The VW ID.4 sounds futuristic

The ID.4 is VW's first electric crossover in the U.S.

VW

The Volkswagen ID.4 is finally here. The electric crossover offers compelling features, decent all-electric range, and a reasonable price. On top of all that, Volkswagen focused heavily on the electric experience with the ID.4, down to the sounds it makes in everyday operation.

Where many automakers seek to humanize electric vehicles with familiar gas engine sounds, Volkswagen hasn't bothered with any of that. Instead, the automaker's ID.4 electric crossover features several sounds that embrace the EV's place in the future of transportation.

On startup, drivers are greeted with a sound that Volkswagen says will alert them that the vehicle is ready to go. It's not at all unlike the flying saucer sounds heard in sci-fi movies decades ago, but it's a nice reminder of the ID.4's future-forward drivetrain.



In motion, VW gave the ID.4 what is known as an Acoustic Vehicle Alerting System, which helps alert people to the presence of a moving electric vehicle.
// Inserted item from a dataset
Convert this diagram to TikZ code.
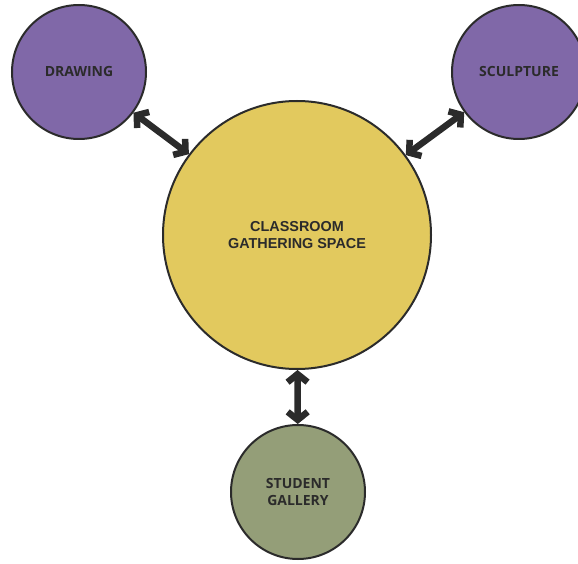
\documentclass[tikz,border=0pt]{standalone}
\usepackage{fontspec}
\setsansfont{Open Sans}
\newfontfamily\hubfont{Liberation Sans}
\usepackage{xcolor}
\usetikzlibrary{arrows.meta}

\definecolor{artpurple}{RGB}{128,104,168}
\definecolor{hubyellow}{RGB}{226,201,94}
\definecolor{gallerygreen}{RGB}{148,158,120}
\definecolor{inkgray}{RGB}{43,43,43}

\begin{document}
\begin{tikzpicture}[
    x=1pt, y=1pt,
    room/.style={circle, draw=inkgray, line width=2pt, inner sep=0pt,
                 align=center, text=inkgray,
                 font=\sffamily\bfseries\fontsize{14}{17}\selectfont},
    hub/.style={room, fill=hubyellow, minimum size=268pt,
                font=\hubfont\bfseries\fontsize{14.4}{17}\selectfont},
    studio/.style={room, fill=artpurple, minimum size=134pt},
    showroom/.style={room, fill=gallerygreen, minimum size=134pt},
    link/.style={{Straight Barb[length=8pt,width=20pt]}-{Straight Barb[length=8pt,width=20pt]},
                 line width=6.5pt, draw=inkgray}
]
\useasboundingbox (0,0) rectangle (578,563);

\node[hub] (classroom) at (297,328) {CLASSROOM\\GATHERING SPACE};
\node[studio] (drawing) at (79,491) {DRAWING};
\node[studio] (sculpture) at (519,491) {SCULPTURE};
\node[showroom] (gallery) at (298,71) {STUDENT\\GALLERY};

\draw[link] (drawing) -- (classroom);
\draw[link] (sculpture) -- (classroom);
\draw[link] (gallery) -- (classroom);
\end{tikzpicture}
\end{document}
Since the drivetrain doesn't make the same noises that a gas engine does, EVs can move almost silently at low speeds, so it's important to have some kind of warning sound.

Even the turn signal sounds received scrutiny in the ID.4's design, and while they're still fairly traditional, the sounds are subtle and pleasing overall. Beyond that, VW says it developed a library of sounds for typical vehicle control buttons and other functions that are exclusive to its electric vehicles. The goal, according to the automaker, is that the sound aligns with the vehicles' character, visual design, and features, and that people will be able to recognize a VW EV by its unique sound.

The ID.4 is just the first of several EVs that Volkswagen plans to release here in the United States. Larger family vehicles are on the horizon, and we may even see an electric revival of the legendary VW bus.